昨年末に放送されたNHKの番組「河瀬直美が見つめた東京五輪」で、五輪反対デモの参加者が金銭をもらって動員されたとする裏付けのない字幕が流された問題で、
実際にデモを行ってきた市民団体が28日、NHKに「番組でデマ、捏造が行われたことに対し、当事者として謝罪を求める」とする抗議文を提出した。(デジタル編集部・瀧田健司)

この番組は、五輪公式映画で総監督を務める河瀬直美さんら撮影スタッフにNHKが密着取材した内容。撮影スタッフの島田角栄さんが匿名の男性をインタビューしている場面で
「五輪反対デモに参加しているという男性」「実はお金をもらって動員されていると打ち明けた」という字幕が付けられた。放送後に抗議が殺到したことを受け、
NHKが再度事実確認したところ、男性が東京五輪反対デモに参加したかどうかを確認していなかったことが判明した。

抗議文を提出したのは、市民団体「オリンピック災害おことわり連絡会」。番組で同団体などによる五輪反対デモの様子が映し出され、問題の字幕が流された構成を
「参加者を金で動員しているかのような悪質な印象操作がされた。主体的に参加した多くの人々への侮辱だ」と批判。
河瀬さんや島田さんに責任はないとするNHKの事後対応についても「担当者のチェックミスで幕引きを図ろうという思惑が働いているのではないか」と疑問を投げかけ、
番組制作の詳しい経緯を説明することを求めている。

抗議文提出に合わせ、同様に五輪反対デモを展開してきた「反五輪の会」「東京にオリンピックはいらないネット」ら20人余りの市民有志が、
東京都渋谷区のNHK放送センター近くで声を上げた。いずれの団体も、これまでの五輪反対デモで参加者に金銭を支払ったことは一切ないと主張。
問題となった字幕の男性にも心当たりはないという。

NHKはこれまでに「映画製作の関係者、視聴者のみなさまに深くおわびする」などといったコメントを出しているが、デモを行ってきた市民に対して謝罪はしていない。
番組の放送前後で、NHKから3団体に対して金銭による動員があったか事実を確認する問い合わせなども一切なかったという。

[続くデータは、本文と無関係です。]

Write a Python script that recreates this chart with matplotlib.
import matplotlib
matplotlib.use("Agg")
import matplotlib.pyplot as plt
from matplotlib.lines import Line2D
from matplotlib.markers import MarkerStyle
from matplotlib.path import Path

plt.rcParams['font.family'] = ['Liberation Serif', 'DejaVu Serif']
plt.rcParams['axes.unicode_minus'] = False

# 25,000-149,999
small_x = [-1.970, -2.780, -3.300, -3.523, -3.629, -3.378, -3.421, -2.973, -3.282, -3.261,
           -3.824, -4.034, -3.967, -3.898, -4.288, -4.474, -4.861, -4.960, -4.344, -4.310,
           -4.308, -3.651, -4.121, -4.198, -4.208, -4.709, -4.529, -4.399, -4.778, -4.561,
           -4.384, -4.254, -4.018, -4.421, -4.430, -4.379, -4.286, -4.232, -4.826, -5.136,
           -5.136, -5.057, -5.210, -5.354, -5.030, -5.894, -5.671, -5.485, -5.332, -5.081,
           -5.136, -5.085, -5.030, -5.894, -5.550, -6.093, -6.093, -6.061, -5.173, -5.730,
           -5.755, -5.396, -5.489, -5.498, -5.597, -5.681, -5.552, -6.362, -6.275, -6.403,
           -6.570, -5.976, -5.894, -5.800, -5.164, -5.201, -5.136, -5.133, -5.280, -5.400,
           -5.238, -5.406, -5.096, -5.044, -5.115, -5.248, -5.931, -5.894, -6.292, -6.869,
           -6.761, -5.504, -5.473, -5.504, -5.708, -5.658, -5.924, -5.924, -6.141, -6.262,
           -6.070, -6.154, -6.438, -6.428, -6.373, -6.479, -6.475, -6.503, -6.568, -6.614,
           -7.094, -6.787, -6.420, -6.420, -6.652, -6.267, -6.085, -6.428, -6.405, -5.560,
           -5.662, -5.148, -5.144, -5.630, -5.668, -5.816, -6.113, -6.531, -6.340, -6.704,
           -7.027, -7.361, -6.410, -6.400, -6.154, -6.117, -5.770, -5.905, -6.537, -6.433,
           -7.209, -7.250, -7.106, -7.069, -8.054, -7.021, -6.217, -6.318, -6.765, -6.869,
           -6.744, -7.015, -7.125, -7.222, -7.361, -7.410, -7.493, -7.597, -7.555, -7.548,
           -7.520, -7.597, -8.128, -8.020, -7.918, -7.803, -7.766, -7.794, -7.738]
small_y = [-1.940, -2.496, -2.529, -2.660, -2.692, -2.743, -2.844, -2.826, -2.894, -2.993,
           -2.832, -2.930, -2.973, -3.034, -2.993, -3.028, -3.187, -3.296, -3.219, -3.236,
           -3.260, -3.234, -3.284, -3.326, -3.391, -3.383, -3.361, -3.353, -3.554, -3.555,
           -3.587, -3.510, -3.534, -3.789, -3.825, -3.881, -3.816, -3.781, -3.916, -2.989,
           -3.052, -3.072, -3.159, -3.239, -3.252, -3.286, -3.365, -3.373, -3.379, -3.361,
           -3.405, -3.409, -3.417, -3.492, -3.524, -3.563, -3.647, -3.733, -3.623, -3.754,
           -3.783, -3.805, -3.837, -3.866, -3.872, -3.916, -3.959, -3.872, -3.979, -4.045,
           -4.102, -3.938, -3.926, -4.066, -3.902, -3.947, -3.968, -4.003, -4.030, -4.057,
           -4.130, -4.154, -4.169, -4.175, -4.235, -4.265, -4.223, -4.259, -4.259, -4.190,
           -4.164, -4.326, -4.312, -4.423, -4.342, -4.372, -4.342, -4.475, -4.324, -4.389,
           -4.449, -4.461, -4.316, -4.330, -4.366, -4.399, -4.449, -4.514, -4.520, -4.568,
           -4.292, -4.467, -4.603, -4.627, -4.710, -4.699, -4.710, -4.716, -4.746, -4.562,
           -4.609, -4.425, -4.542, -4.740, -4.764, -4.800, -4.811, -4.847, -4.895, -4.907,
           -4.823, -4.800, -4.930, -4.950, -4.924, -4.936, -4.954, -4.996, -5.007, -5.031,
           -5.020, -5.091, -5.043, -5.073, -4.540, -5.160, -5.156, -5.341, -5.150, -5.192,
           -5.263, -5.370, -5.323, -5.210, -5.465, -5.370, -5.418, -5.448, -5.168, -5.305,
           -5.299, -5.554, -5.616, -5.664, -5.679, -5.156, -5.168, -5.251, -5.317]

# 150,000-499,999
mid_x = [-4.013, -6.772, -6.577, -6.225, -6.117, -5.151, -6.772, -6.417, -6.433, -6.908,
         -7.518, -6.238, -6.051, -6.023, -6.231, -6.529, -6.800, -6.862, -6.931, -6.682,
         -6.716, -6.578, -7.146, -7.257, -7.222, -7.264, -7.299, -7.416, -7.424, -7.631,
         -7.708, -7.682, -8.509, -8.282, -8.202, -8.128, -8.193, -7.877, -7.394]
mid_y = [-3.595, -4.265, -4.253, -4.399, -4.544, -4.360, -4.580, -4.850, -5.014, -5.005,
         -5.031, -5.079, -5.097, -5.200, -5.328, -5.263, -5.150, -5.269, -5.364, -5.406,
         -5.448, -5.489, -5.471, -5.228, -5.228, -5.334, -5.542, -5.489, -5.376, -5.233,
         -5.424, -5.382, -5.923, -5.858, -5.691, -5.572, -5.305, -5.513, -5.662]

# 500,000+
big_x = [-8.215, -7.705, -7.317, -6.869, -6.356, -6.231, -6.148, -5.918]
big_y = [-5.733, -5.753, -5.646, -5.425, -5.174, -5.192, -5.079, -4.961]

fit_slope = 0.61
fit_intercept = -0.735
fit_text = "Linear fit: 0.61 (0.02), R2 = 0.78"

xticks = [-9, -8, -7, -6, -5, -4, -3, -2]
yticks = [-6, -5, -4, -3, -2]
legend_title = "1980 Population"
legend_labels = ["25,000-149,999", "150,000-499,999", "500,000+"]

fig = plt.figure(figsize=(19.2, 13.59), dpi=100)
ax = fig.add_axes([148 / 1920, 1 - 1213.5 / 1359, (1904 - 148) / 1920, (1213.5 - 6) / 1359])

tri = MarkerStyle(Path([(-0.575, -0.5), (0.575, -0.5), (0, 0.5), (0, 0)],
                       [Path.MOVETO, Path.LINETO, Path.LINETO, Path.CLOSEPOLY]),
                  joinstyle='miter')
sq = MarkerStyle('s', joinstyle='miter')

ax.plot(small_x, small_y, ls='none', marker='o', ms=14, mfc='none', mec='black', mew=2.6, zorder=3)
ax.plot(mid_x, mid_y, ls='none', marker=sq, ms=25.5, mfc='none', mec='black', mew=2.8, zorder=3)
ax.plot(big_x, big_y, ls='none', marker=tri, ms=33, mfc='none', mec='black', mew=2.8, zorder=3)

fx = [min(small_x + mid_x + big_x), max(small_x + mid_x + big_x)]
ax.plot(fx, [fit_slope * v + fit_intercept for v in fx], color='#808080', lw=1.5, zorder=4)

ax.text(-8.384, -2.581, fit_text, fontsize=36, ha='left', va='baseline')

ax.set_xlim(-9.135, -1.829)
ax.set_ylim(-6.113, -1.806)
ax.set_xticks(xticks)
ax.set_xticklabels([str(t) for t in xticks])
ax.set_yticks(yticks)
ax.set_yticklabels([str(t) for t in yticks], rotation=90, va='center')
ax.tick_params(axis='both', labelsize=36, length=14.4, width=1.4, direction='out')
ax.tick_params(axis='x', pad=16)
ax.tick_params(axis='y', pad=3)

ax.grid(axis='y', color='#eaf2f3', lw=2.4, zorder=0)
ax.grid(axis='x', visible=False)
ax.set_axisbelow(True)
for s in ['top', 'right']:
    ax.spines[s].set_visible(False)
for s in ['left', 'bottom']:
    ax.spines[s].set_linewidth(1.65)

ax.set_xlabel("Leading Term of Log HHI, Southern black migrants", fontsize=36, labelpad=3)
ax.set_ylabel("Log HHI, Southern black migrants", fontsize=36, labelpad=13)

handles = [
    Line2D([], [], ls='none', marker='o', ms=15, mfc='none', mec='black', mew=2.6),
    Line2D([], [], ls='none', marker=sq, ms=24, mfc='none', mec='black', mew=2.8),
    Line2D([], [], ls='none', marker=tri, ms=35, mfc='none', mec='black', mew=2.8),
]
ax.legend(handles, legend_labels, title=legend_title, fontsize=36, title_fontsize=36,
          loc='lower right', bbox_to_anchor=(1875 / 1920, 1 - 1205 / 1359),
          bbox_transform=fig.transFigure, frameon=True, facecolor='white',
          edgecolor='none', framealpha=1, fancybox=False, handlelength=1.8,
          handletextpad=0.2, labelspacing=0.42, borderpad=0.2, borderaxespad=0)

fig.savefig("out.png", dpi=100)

デモ参加者の杉原浩司さん(56)は「日本で社会運動に参加するのはただでさえ敷居が高いのに、デモは金で動員されていると貶おとしめ、さらにハードルを上げた。
社会運動全体に対する許しがたい攻撃だ」と憤った。

◆なぜ五輪デモと無関係の山谷地区でインタビュー?
問題となった字幕をつけられた男性をどのような経緯で取材したのか、これまでにNHKは明確な説明をしていない。
番組は、日雇い労働者が多い台東区の山谷地区で撮影されており、男性は「デモは全部上の人がやるから(主催者が)書いたやつを言ったあとに言うだけ」
「それは予定表をもらっているからそれを見て行くだけ」などと、何らかのデモに参加したことを示唆する発言をしているが、
東京五輪反対のデモに参加して金銭をもらったことを裏付ける発言はしていない。

島田さんは、男性を取材した経緯について、これまでに公表したコメントの中で「取材対象を探す中で出会った方で、その場で取材を申し込み、後日、公園でのインタビューをした」
「五輪のデモに参加したという主旨の発言はなかった」などと言及しているが、詳しい経緯までは明らかにしていない。

「反五輪の会」の首藤久美子さん(50)によると、山谷地区などを含めた路上生活者がデモに参加することはあり、遠い会場への交通費を切符として渡すことはあるが、
金銭で動員を呼びかけることはないという。山谷地区の近くで五輪反対を目的としたデモがあったかどうかは、いずれの団体も「把握していない」「ないと思う」と口をそろえる。

「オリンピック災害おことわり連絡会」は、河瀬さんと島田さんに対し、問題の男性を取材した理由、実際に男性に取材した内容、番組放送後すぐにNHKに抗議しなかった理由、
デモ参加者に謝罪する意志があるかなどをただす質問状を送付したことを明らかにした。

本紙デジタル編集部はNHK広報局に対し、五輪反対デモの参加者に対して謝罪する意向はないか、問題の男性をどのような経緯で取材対象として選んだか、
問題となった字幕が虚偽や捏造だという認識はないかなどの質問を送付した。

NHK広報局は「1月24日に調査チームを立ち上げ、原因や問題の背景を正確に把握するため調査を進めている所であり、詳細についてはお答えを控えさせていただきます」と答えるにとどめた。